Another way to document something with a timestamp is by way of a DKIM signature on an email. Many email providers nowadays (e.g. Gmail, Yahoo Mail, etc) DKIM-sign each message that is sent through their service. Although the primary purpose of a DKIM signature is to vouch that a message is legitimate and not spam, a DKIM signature also renders the signer as a notary of sorts. To document something with a timestamp, you can send a message to someone else - or even yourself - through an email service that will DKIM sign the message. Then, by verifying the DKIM signature (which appears in the headers of the message on the receiving end) the recipient (either yourself or someone else) can prove that you sent the content of that message at the date and time that appears in the message headers.


Yes it has a lot of applicability to digital evidence (particularly log files).

In order to prove a fact after a specific point in time, then one simply needs to combine the fact with some information which emerged at that point in time - consider the picture of a kidnap victim holding up a newspaper. In a digital sense one could do this by signing the data with a newly released key, or, more generally,hashing it with a known, changing, searchable data feed.

But this method does not work for proving that data existed before a specific time. The only solution I've thought of in that scenario is to log (at least a digest of) the data with a trusted party. And if this entity can sink data it should also be able to produce a verifiable timestamped data stream allowing for well defined windows to be be provably linked to data.

I think there is a potential business opportunity there, but a lot of thought and organisation needs to be put into establishing trust.

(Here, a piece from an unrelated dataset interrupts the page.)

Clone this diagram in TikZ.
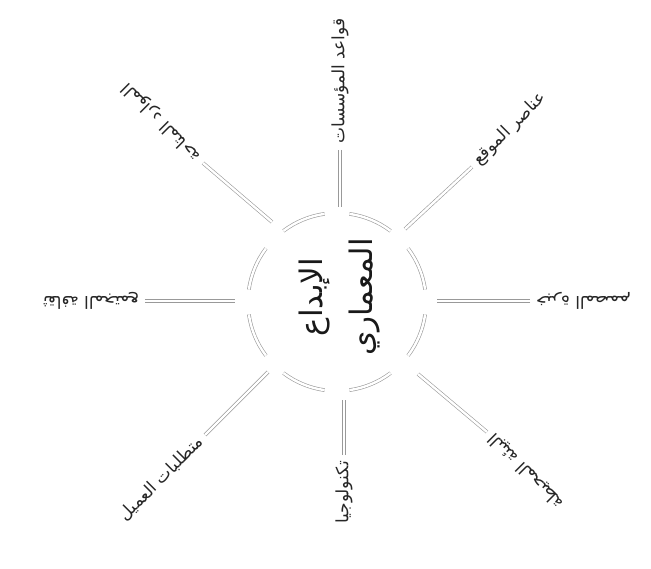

Even though not specifically related to your use-case, but there are some distributed databases that use time to resolve conflicts (search google for spanner database). These solutions use multiple physical timesource attached to network to ensure that the accurate time is available to each server.

Another option could be the use of blockchain to ensure that the transaction you are trying to perform is attached with specific time and signed for later verification.